そのような私が、思いもかけず技術家庭科でボルトナットと出会ったのだ。狂喜、とはいかないまでも、クラスの誰よりも喜んだのはまちがいない。しかもその長さはざっと10センチ。「でかい!」と率直に喜び、ついで「本物の戦車に使うボルトナットは、こういうものかもしれない」などと想像した。あたかも戦車を設計するかのような気分で製図にも熱意を示した。

ところが問題が発生した。誰よりも精密に製図を引き、誰よりも精巧に金属を削ってボルトナットをつくったつもりが、気に入らない部分が発生したのだ。ナットをくるくると回転させながらボルトに通していくと、ボルトの頭に達するちょい手前のところで、ナットが妙にひっかかるような感触があった。それは「微妙にひっかかるような感触」程度であって「そこから先に進まない」というほどのことではなかった。しかし「理由がわからない」ということが私をいらだたせた。ボルトのその部分に油をさしてみたり、ボルトのその部分を虫眼鏡で詳細に調べてみたり、とにかくあらゆる方法で私はその部分を調べてみた。
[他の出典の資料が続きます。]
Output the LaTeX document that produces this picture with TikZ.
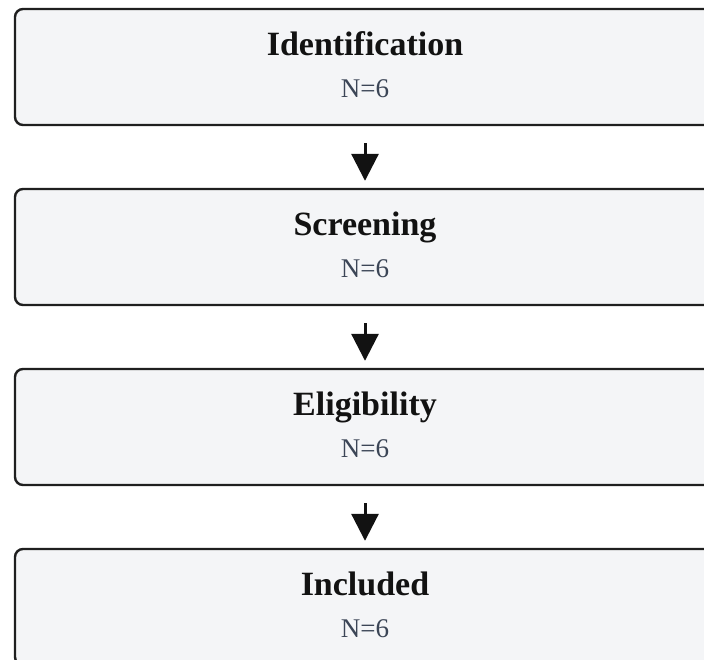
\documentclass[tikz,border=0pt]{standalone}
\usepackage{fontspec}
\setmainfont{Liberation Serif}
\usetikzlibrary{arrows.meta,positioning}

\definecolor{boxfill}{HTML}{F4F5F7}
\definecolor{boxline}{HTML}{1F1F1F}
\definecolor{countgray}{HTML}{3B4556}

\tikzset{
  stage/.style={rectangle, draw=boxline, line width=2.4pt, fill=boxfill, rounded corners=8pt, minimum width=700pt, minimum height=116pt},
  title/.style={font=\fontsize{34}{39}\selectfont\bfseries, text=black!93, inner sep=0pt, anchor=base},
  count/.style={font=\fontsize{27}{32}\selectfont, text=countgray, inner sep=0pt, anchor=base},
  flow/.style={line width=3pt, draw=black!93, -{Triangle[length=27pt,width=27pt]}, shorten <=17pt, shorten >=7pt}
}

\begin{document}
\begin{tikzpicture}[node distance=61.6pt, auto]
    \useasboundingbox (0,0) rectangle (704pt,-659pt);
    \clip (0,0) rectangle (704pt,-659pt);
        \node [stage] (ident) at (365pt,-67pt) {};
        \node [stage, below=of ident] (screen) {};
        \node [stage, below=of screen] (elig) {};
        \node [stage, below=of elig] (incl) {};

        \node [title] (identTitle) at ([yshift=-48pt]ident.north) {Identification};
        \node [count] (identN) at ([yshift=-90pt]ident.north) {N=6};
        \node [title] (screenTitle) at ([yshift=-48pt]screen.north) {Screening};
        \node [count] (screenN) at ([yshift=-90pt]screen.north) {N=6};
        \node [title] (eligTitle) at ([yshift=-48pt]elig.north) {Eligibility};
        \node [count] (eligN) at ([yshift=-90pt]elig.north) {N=6};
        \node [title] (inclTitle) at ([yshift=-48pt]incl.north) {Included};
        \node [count] (inclN) at ([yshift=-90pt]incl.north) {N=6};

        \draw [flow] (ident) -- (screen);
        \draw [flow] (screen) -- (elig);
        \draw [flow] (elig) -- (incl);
    \end{tikzpicture}
\end{document}
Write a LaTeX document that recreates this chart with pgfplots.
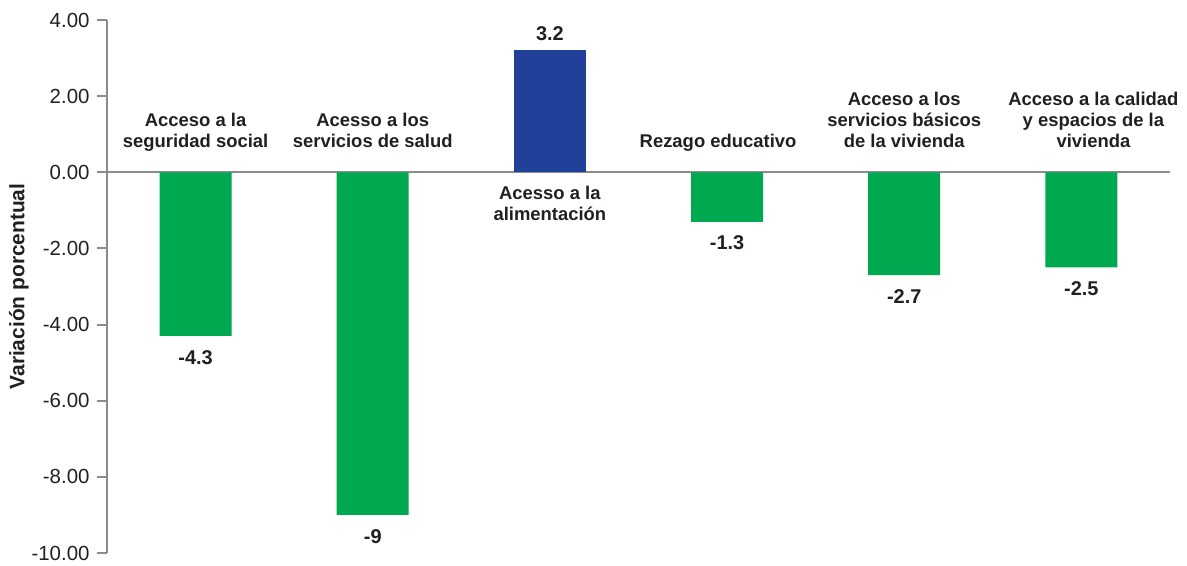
\documentclass[border=0pt]{standalone}
\usepackage{pgfplots}
\pgfplotsset{compat=1.18}
\usepackage{fontspec}
\setmainfont{Liberation Sans}

\definecolor{verde}{HTML}{00A94F}
\definecolor{azul}{HTML}{21409A}
\definecolor{eje}{HTML}{8C8C8E}
\definecolor{texto}{HTML}{231F20}

\begin{document}
\begin{tikzpicture}
  \useasboundingbox (-107bp,-13bp) rectangle (1080bp,553bp);
  \begin{axis}[
    at={(0,0)}, anchor=south west,
    scale only axis,
    width=1063bp, height=533bp,
    xmin=-0.5, xmax=5.5,
    ymin=-10, ymax=4,
    axis y line=left,
    axis x line=middle,
    x axis line style={-, eje, line width=2bp},
    y axis line style={-, eje, line width=2.5bp},
    xtick=\empty,
    ytick={-10,-8,...,4},
    tick align=outside,
    major tick length=10bp,
    ytick style={eje, line width=2bp},
    yticklabel style={
      font=\fontsize{20.5}{20.5}\selectfont, color=texto, xshift=-4bp,
      /pgf/number format/fixed,
      /pgf/number format/fixed zerofill,
      /pgf/number format/precision=2,
      /pgf/number format/assume math mode=true},
    ylabel={Variación porcentual},
    ylabel style={at={(axis description cs:-0.083,0.5)}, anchor=center,
      font=\fontsize{21}{21}\selectfont\bfseries, color=texto},
    clip=false,
  ]

  % barras negativas (verde)
  \addplot[ybar, bar width=72bp, bar shift=0pt, fill=verde, draw=none,
    point meta=explicit symbolic,
    nodes near coords,
    every node near coord/.append style={anchor=north, yshift=-14bp,
      inner sep=0pt, font=\fontsize{20}{20}\selectfont\bfseries, color=texto}]
    coordinates {(0,-4.3) [-4.3] (1,-9) [-9] (3,-1.3) [-1.3] (4,-2.7) [-2.7] (5,-2.5) [-2.5]};

  % barra positiva (azul)
  \addplot[ybar, bar width=72bp, bar shift=0pt, fill=azul, draw=none,
    point meta=explicit symbolic,
    nodes near coords,
    every node near coord/.append style={anchor=south, yshift=10bp,
      inner sep=0pt, font=\fontsize{20}{20}\selectfont\bfseries, color=texto}]
    coordinates {(2,3.2) [3.2]};

  % etiquetas de categorias
  \tikzset{cat/.style={align=center, inner sep=0pt, text depth=0pt,
    font=\fontsize{18.5}{21}\selectfont\bfseries, color=texto}}
  \node[cat, anchor=south, yshift=25bp] at (axis cs:0,0) {Acceso a la\\seguridad social};
  \node[cat, anchor=south, yshift=25bp] at (axis cs:1,0) {Acesso a los\\servicios de salud};
  \node[cat, anchor=north, yshift=-14bp] at (axis cs:2,0) {Acesso a la\\alimentación};
  \node[cat, anchor=south, yshift=25bp, xshift=-9bp] at (axis cs:3,0) {Rezago educativo};
  \node[cat, anchor=south, yshift=25bp] at (axis cs:4,0) {Acceso a los\\servicios básicos\\de la vivienda};
  \node[cat, anchor=south, yshift=25bp, xshift=12bp] at (axis cs:5,0) {Acceso a la calidad\\y espacios de la\\vivienda};
  \end{axis}
\end{tikzpicture}
\end{document}
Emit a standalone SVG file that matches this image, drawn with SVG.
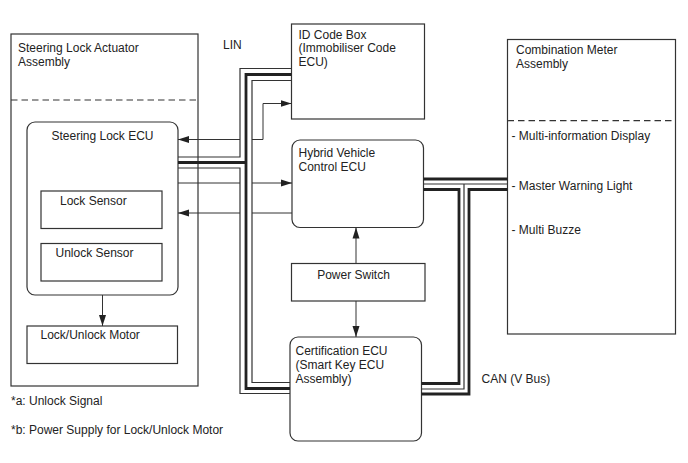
<svg xmlns="http://www.w3.org/2000/svg" width="688" height="463" viewBox="0 0 688 463">
<style>
.box{fill:#fff;stroke:#333;stroke-width:1.2}
.dash{fill:none;stroke:#333;stroke-width:1.2;stroke-dasharray:6.5,4}
.t{font-family:"Liberation Sans",Arial,sans-serif;font-size:12px;fill:#222}
.sig{fill:none;stroke:#333;stroke-width:1}
.thin{fill:none;stroke:#333;stroke-width:1.2}
.thick{fill:none;stroke:#222;stroke-width:2.8}
</style>
<defs>
<marker id="ah" markerUnits="userSpaceOnUse" markerWidth="12" markerHeight="8" refX="11" refY="4" orient="auto-start-reverse" viewBox="0 0 12 8">
<path d="M0,0.5 L11,4 L0,7.5 z" fill="#222"/>
</marker>
</defs>
<rect width="688" height="463" fill="#fff"/>

<g id="steering-lock-actuator">
<rect class="box" x="11" y="34" width="187" height="352"/>
<line class="dash" x1="11" y1="100" x2="198" y2="100"/>
<text class="t" x="18" y="52">Steering Lock Actuator</text>
<text class="t" x="18" y="66">Assembly</text>
</g>

<g id="steering-lock-ecu">
<rect class="box" x="27" y="122" width="151" height="173" rx="8"/>
<text class="t" x="102.5" y="140" text-anchor="middle">Steering Lock ECU</text>
</g>

<g id="lock-sensor">
<rect class="box" x="41" y="191" width="121" height="37.5"/>
<text class="t" x="60" y="205">Lock Sensor</text>
</g>

<g id="unlock-sensor">
<rect class="box" x="41" y="243.5" width="121" height="37.5"/>
<text class="t" x="55.5" y="257">Unlock Sensor</text>
</g>

<g id="lock-unlock-motor">
<rect class="box" x="27" y="326" width="150.5" height="37.5"/>
<text class="t" x="40.5" y="338.5">Lock/Unlock Motor</text>
</g>

<g id="id-code-box">
<rect class="box" x="291.5" y="24" width="133" height="95"/>
<text class="t" x="298.5" y="38.5">ID Code Box</text>
<text class="t" x="298.5" y="52">(Immobiliser Code</text>
<text class="t" x="298.5" y="66">ECU)</text>
</g>

<g id="hybrid-vehicle-control-ecu">
<rect class="box" x="292" y="140" width="131.5" height="87.5" rx="8"/>
<text class="t" x="298.5" y="157">Hybrid Vehicle</text>
<text class="t" x="298.5" y="171">Control ECU</text>
</g>

<g id="power-switch">
<rect class="box" x="291.5" y="263.5" width="133.5" height="37.5"/>
<text class="t" x="353.5" y="278.5" text-anchor="middle">Power Switch</text>
</g>

<g id="certification-ecu">
<rect class="box" x="290" y="337" width="131.5" height="104" rx="8"/>
<text class="t" x="295.5" y="354.5">Certification ECU</text>
<text class="t" x="295.5" y="368.5">(Smart Key ECU</text>
<text class="t" x="295.5" y="382.5">Assembly)</text>
</g>

<g id="combination-meter">
<rect class="box" x="507.5" y="39.5" width="168" height="294.5"/>
<line class="dash" x1="507.5" y1="120.7" x2="675.5" y2="120.7"/>
<text class="t" x="516" y="53.5">Combination Meter</text>
<text class="t" x="516" y="67.5">Assembly</text>
<text class="t" x="511.5" y="140">- Multi-information Display</text>
<text class="t" x="511.5" y="189.5">- Master Warning Light</text>
<text class="t" x="511.5" y="233.5">- Multi Buzze</text>
</g>

<g id="connectors">
<polyline class="sig" points="178,139.5 263,139.5 263,103.5 291.5,103.5" marker-start="url(#ah)" marker-end="url(#ah)"/>
<line class="sig" x1="178" y1="183" x2="292" y2="183" marker-end="url(#ah)"/>
<line class="sig" x1="292" y1="213" x2="178" y2="213" marker-end="url(#ah)"/>
<line class="sig" x1="356" y1="263.5" x2="356" y2="227.5" marker-end="url(#ah)"/>
<line class="sig" x1="356" y1="301" x2="356" y2="337" marker-end="url(#ah)"/>
<line class="sig" x1="102.5" y1="295" x2="102.5" y2="326" marker-end="url(#ah)"/>

<rect x="240" y="80" width="12" height="302" fill="#fff"/>
<polyline class="thin" points="291.5,68.5 240,68.5 240,157 178,157"/>
<polyline class="thick" points="291.5,74.5 246,74.5 246,388.5 290,388.5"/>
<line class="thick" x1="178" y1="162.5" x2="246" y2="162.5"/>
<polyline class="thin" points="178,168 240,168 240,393.5 290,393.5"/>
<polyline class="thin" points="291.5,80.5 252,80.5 252,382.5 290,382.5"/>

<line class="thick" x1="423.5" y1="179" x2="507.5" y2="179"/>
<line class="thin" x1="423.5" y1="184" x2="507.5" y2="184"/>
<polyline class="thick" points="423.5,189.5 459,189.5 459,383.5 421.5,383.5"/>
<polyline class="thin" points="464,184 464,389 421.5,389"/>
<polyline class="thick" points="507.5,189.5 469,189.5 469,394 421.5,394"/>
</g>

<text class="t" x="223" y="48.5">LIN</text>
<text class="t" x="481.5" y="383">CAN (V Bus)</text>
<text class="t" x="11" y="405">*a: Unlock Signal</text>
<text class="t" x="11" y="433.5">*b: Power Supply for Lock/Unlock Motor</text>
</svg>
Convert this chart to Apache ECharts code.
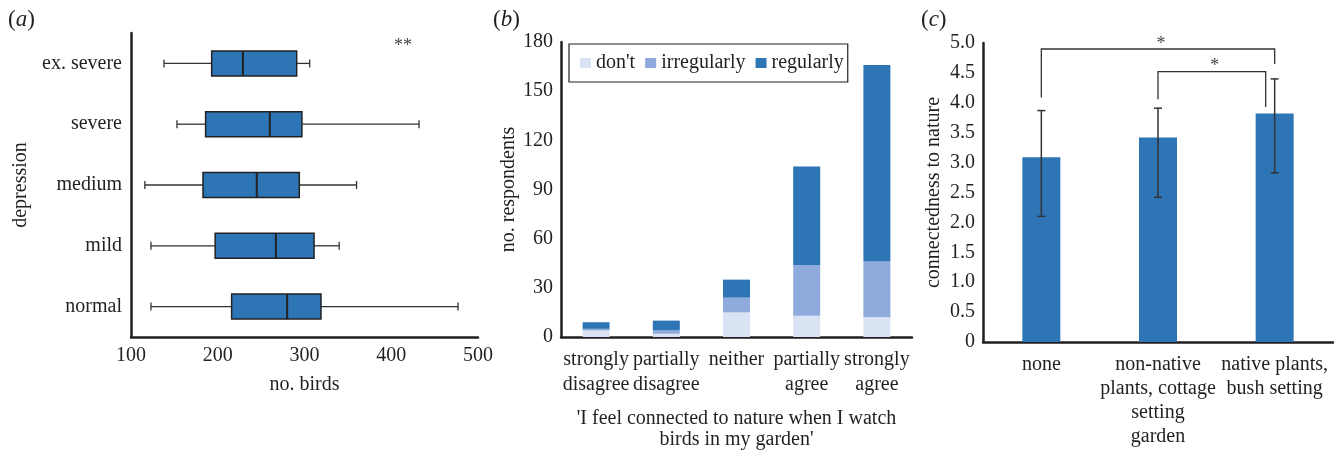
<!DOCTYPE html>
<html>
<head>
<meta charset="utf-8">
<script src="https://cdn.jsdelivr.net/npm/echarts@6/dist/echarts.min.js"></script>
<style>
  html, body { margin: 0; padding: 0; background: #fff; }
  #chart { width: 1343px; height: 455px; }
</style>
</head>
<body>
<div id="chart"></div>
<script>
// (a) no. birds by depression level
const depressionLevels = ['ex. severe', 'severe', 'medium', 'mild', 'normal'];
const birdMin    = [138, 153, 116, 123, 123];
const birdQ1     = [193, 186, 183, 197, 216];
const birdMedian = [229, 260, 245, 267, 280];
const birdQ3     = [291, 297, 294, 311, 319];
const birdMax    = [306, 432, 360, 340, 477];
const birdTicks  = [100, 200, 300, 400, 500];

// (b) respondents by agreement, stacked by how often they watch birds
const agreeLevels = ['strongly\ndisagree', 'partially\ndisagree', 'neither', 'partially\nagree', 'strongly\nagree'];
const watchNames  = ["don't", 'irregularly', 'regularly'];
const dontWatch   = [4, 2, 15, 13, 12];
const irregularly = [1, 2, 9, 31, 34];
const regularly   = [4, 6, 11, 60, 120];
const respondentTicks = [0, 30, 60, 90, 120, 150, 180];

// (c) connectedness to nature by garden type
const gardenTypes   = ['none', 'non-native\nplants, cottage\nsetting\ngarden', 'native plants,\nbush setting'];
const connectedness = [3.09, 3.42, 3.82];
const errLow        = [2.10, 2.42, 2.83];
const errHigh       = [3.87, 3.91, 4.40];
const connectTicks  = [0, 0.5, 1, 1.5, 2, 2.5, 3, 3.5, 4, 4.5, 5];
// significance brackets
const bracketFrom     = [0, 1];
const bracketTo       = [2, 2];
const bracketLeftEnd  = [4.09, 4.06];
const bracketTop      = [4.90, 4.52];
const bracketRightEnd = [4.65, 3.93];
const bracketMark     = ['*', '*'];

const FONT = "'Liberation Serif', 'Times New Roman', serif";
const INK = '#231f20';
const BLUE = '#2e75b6';
const FS = 20;

const axisLine = { show: true, lineStyle: { color: INK, width: 2.5 } };
const labelStyle = { color: INK, fontFamily: FONT, fontSize: FS };
const nameStyle = { color: INK, fontFamily: FONT, fontSize: FS };

function renderBox(params, api) {
  const cat = api.value(0);
  const pMin = api.coord([api.value(1), cat]);
  const pQ1 = api.coord([api.value(2), cat]);
  const pMed = api.coord([api.value(3), cat]);
  const pQ3 = api.coord([api.value(4), cat]);
  const pMax = api.coord([api.value(5), cat]);
  const y = pMed[1];
  const h = 25, cap = 4;
  const ws = { stroke: '#333', lineWidth: 1.3 };
  return {
    type: 'group',
    children: [
      { type: 'line', shape: { x1: pMin[0], y1: y, x2: pQ1[0], y2: y }, style: ws },
      { type: 'line', shape: { x1: pQ3[0], y1: y, x2: pMax[0], y2: y }, style: ws },
      { type: 'line', shape: { x1: pMin[0], y1: y - cap, x2: pMin[0], y2: y + cap }, style: ws },
      { type: 'line', shape: { x1: pMax[0], y1: y - cap, x2: pMax[0], y2: y + cap }, style: ws },
      { type: 'rect', shape: { x: pQ1[0], y: y - h / 2, width: pQ3[0] - pQ1[0], height: h },
        style: { fill: BLUE, stroke: '#222', lineWidth: 1.5 } },
      { type: 'line', shape: { x1: pMed[0], y1: y - h / 2, x2: pMed[0], y2: y + h / 2 },
        style: { stroke: '#222', lineWidth: 2 } }
    ]
  };
}

function renderErr(params, api) {
  const lo = api.coord([api.value(0), api.value(1)]);
  const hi = api.coord([api.value(0), api.value(2)]);
  const cap = 4;
  const st = { stroke: '#333', lineWidth: 1.5 };
  return {
    type: 'group',
    children: [
      { type: 'line', shape: { x1: lo[0], y1: lo[1], x2: hi[0], y2: hi[1] }, style: st },
      { type: 'line', shape: { x1: lo[0] - cap, y1: lo[1], x2: lo[0] + cap, y2: lo[1] }, style: st },
      { type: 'line', shape: { x1: hi[0] - cap, y1: hi[1], x2: hi[0] + cap, y2: hi[1] }, style: st }
    ]
  };
}

// second bracket stops a little left of the bar centre
const bracketRightShift = [0, -9];
function renderBracket(params, api) {
  const i = params.dataIndex;
  const a = api.coord([api.value(0), api.value(2)]);
  const b = api.coord([api.value(0), api.value(3)]);
  const c = api.coord([api.value(1), api.value(3)]);
  const d = api.coord([api.value(1), api.value(4)]);
  const dx = bracketRightShift[i];
  return {
    type: 'group',
    children: [
      { type: 'polyline',
        shape: { points: [a, b, [c[0] + dx, c[1]], [d[0] + dx, d[1]]] },
        style: { stroke: '#333', lineWidth: 1.3, fill: 'none' } },
      { type: 'text',
        style: { text: bracketMark[i], x: (b[0] + c[0] + dx) / 2 + 3, y: b[1] - 5,
          align: 'center', verticalAlign: 'middle',
          font: '18px ' + FONT, fill: '#444' } }
    ]
  };
}

function panelLabel(letter, x) {
  return { type: 'text', x: x, y: 20,
    style: { text: '({it|' + letter + '})', font: '23px ' + FONT, fill: INK, verticalAlign: 'middle',
      rich: { it: { fontStyle: 'italic', fontFamily: FONT, fontSize: 23 } } } };
}

const chart = echarts.init(document.getElementById('chart'));
chart.setOption({
  animation: false,
  backgroundColor: '#fff',
  textStyle: { fontFamily: FONT },
  grid: [
    { left: 131, top: 33, width: 347, height: 304, outerBoundsMode: 'none' },
    { left: 561, top: 42, width: 351, height: 295, outerBoundsMode: 'none' },
    { left: 983, top: 43, width: 350, height: 299, outerBoundsMode: 'none' }
  ],
  xAxis: [
    { gridIndex: 0, type: 'value',
      min: birdTicks[0], max: birdTicks[birdTicks.length - 1], interval: birdTicks[1] - birdTicks[0],
      axisLine, axisTick: { show: false }, splitLine: { show: false },
      axisLabel: Object.assign({ margin: 9 }, labelStyle),
      name: 'no. birds', nameLocation: 'middle', nameGap: 38, nameTextStyle: nameStyle },
    { gridIndex: 1, type: 'category', data: agreeLevels,
      axisLine, axisTick: { show: false },
      axisLabel: Object.assign({ margin: 10, interval: 0, lineHeight: 25 }, labelStyle),
      name: "'I feel connected to nature when I watch\nbirds in my garden'",
      nameLocation: 'middle', nameGap: 71,
      nameTextStyle: Object.assign({ lineHeight: 21, verticalAlign: 'top' }, nameStyle) },
    { gridIndex: 2, type: 'category', data: gardenTypes,
      axisLine, axisTick: { show: false },
      axisLabel: Object.assign({ margin: 11, interval: 0, lineHeight: 24, verticalAlign: 'top' }, labelStyle) }
  ],
  yAxis: [
    { gridIndex: 0, type: 'category', data: depressionLevels, inverse: true,
      axisLine, axisTick: { show: false },
      axisLabel: Object.assign({ margin: 9 }, labelStyle),
      name: 'depression', nameLocation: 'middle', nameGap: 100, nameTextStyle: nameStyle },
    { gridIndex: 1, type: 'value',
      min: respondentTicks[0], max: respondentTicks[respondentTicks.length - 1],
      interval: respondentTicks[1] - respondentTicks[0],
      axisLine, axisTick: { show: false }, splitLine: { show: false },
      axisLabel: Object.assign({ margin: 8 }, labelStyle),
      name: 'no. respondents', nameLocation: 'middle', nameGap: 42, nameTextStyle: nameStyle },
    { gridIndex: 2, type: 'value',
      min: connectTicks[0], max: connectTicks[connectTicks.length - 1],
      interval: connectTicks[1] - connectTicks[0],
      axisLine, axisTick: { show: false }, splitLine: { show: false },
      axisLabel: Object.assign({ margin: 8, formatter: v => v === 0 ? '0' : v.toFixed(1) }, labelStyle),
      name: 'connectedness to nature', nameLocation: 'middle', nameGap: 39, nameTextStyle: nameStyle }
  ],
  legend: {
    left: 569, top: 44, orient: 'horizontal',
    padding: [9, 4, 9, 11], itemGap: 10, itemWidth: 11, itemHeight: 10,
    borderColor: INK, borderWidth: 1.2, icon: 'rect',
    textStyle: { color: INK, fontFamily: FONT, fontSize: FS },
    data: watchNames
  },
  series: [
    { type: 'custom', xAxisIndex: 0, yAxisIndex: 0, renderItem: renderBox,
      encode: { x: [1, 2, 3, 4, 5], y: 0 },
      data: depressionLevels.map((c, i) => [i, birdMin[i], birdQ1[i], birdMedian[i], birdQ3[i], birdMax[i]]) },
    { name: watchNames[0], type: 'bar', stack: 'w', xAxisIndex: 1, yAxisIndex: 1,
      barWidth: 27, itemStyle: { color: '#dae3f3' }, data: dontWatch },
    { name: watchNames[1], type: 'bar', stack: 'w', xAxisIndex: 1, yAxisIndex: 1,
      barWidth: 27, itemStyle: { color: '#8faadc' }, data: irregularly },
    { name: watchNames[2], type: 'bar', stack: 'w', xAxisIndex: 1, yAxisIndex: 1,
      barWidth: 27, itemStyle: { color: BLUE }, data: regularly },
    { type: 'bar', xAxisIndex: 2, yAxisIndex: 2, barWidth: 38,
      itemStyle: { color: BLUE }, data: connectedness },
    { type: 'custom', xAxisIndex: 2, yAxisIndex: 2, renderItem: renderErr, z: 5,
      encode: { x: 0, y: [1, 2] },
      data: gardenTypes.map((g, i) => [i, errLow[i], errHigh[i]]) },
    { type: 'custom', xAxisIndex: 2, yAxisIndex: 2, renderItem: renderBracket, z: 5,
      encode: { x: [0, 1], y: [2, 3, 4] },
      data: bracketFrom.map((f, i) => [f, bracketTo[i], bracketLeftEnd[i], bracketTop[i], bracketRightEnd[i]]) }
  ],
  graphic: [
    panelLabel('a', 8),
    panelLabel('b', 493),
    panelLabel('c', 921),
    { type: 'text', x: 403, y: 46,
      style: { text: '**', font: '18px ' + FONT, fill: '#444', align: 'center', verticalAlign: 'middle' } }
  ]
});
</script>
</body>
</html>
しかしわからなかった。

あぐねた私はそのボルトナットを先生に見せた。すると先生はナットをくるくると回転させながら問題の部分の感触を確かめ、「よくできたボルトナットだ」と褒めた。その上で「課題作品としてはこれで十分にAだが、どうしても気に入らんのなら、特別にもう1個をつくっていい」と許可をくれた。その際の注意点としては「ナットの遊びをもう少し増すこと」というものだった。この時初めて私はボルトナット製図における「遊び」を真剣に検討するようになった。

この場合の「遊び」とは、要するに「ナットの溝とボルトの溝が噛み合う部分の隙間」という意味である。この隙間が少ないと、ナットとボルトはギシギシと噛み合ってナットはスムーズに回転しない。逆にこの隙間が大きいとナットはスルスルと回転してすぐにボルトの頭に達してしまうのだが、その到達点でもガタガタしてしまりがない。その中間の、ほとんどもう職人芸の感覚に近い「遊び」が最も理想とされるのだが、もちろん中学生ごときでそんなことができるはずもなく、まして興味のない者にとっては「それがなんなのさ」レベルだった。

結局、私は先生から許可を得て、ボルトナットを3本制作した。最も「遊び」の大きい、要するにゆるゆるのボルトナットは、当時の私の感覚では「だらしない女たらし」(クラスにそういうヤツがいた)みたいな嫌悪感を感じたものだ。
しかし驚くなかれ、その後10年たっても、20年経っても、その「ゆるゆるボルトナット」は私の手元に残った。理由は少々錆びても、夏でも冬でもちゃんとナットは回転したからだ。他の2本は意外なほどに錆びが進行し、ナットが動かなくなった。

さて、今回は異例と言っていいほどに長々とボルトナットの話ばかりで誠に申し訳ない。
このような、半ば苦い経験があったので、カラシニコフの言う「部品が宙に浮いているような設計」という話を聞いた瞬間に、私は一種の軽い衝撃のようなものを感じた。「あっ!」と理解したのだ。彼はたぶん、従来の銃の設計思想よりもやや大きな「遊び」を銃の設計に取り込んだのだろう。その結果、途方もない頑丈な突撃銃が生まれたのだろうと私は思う。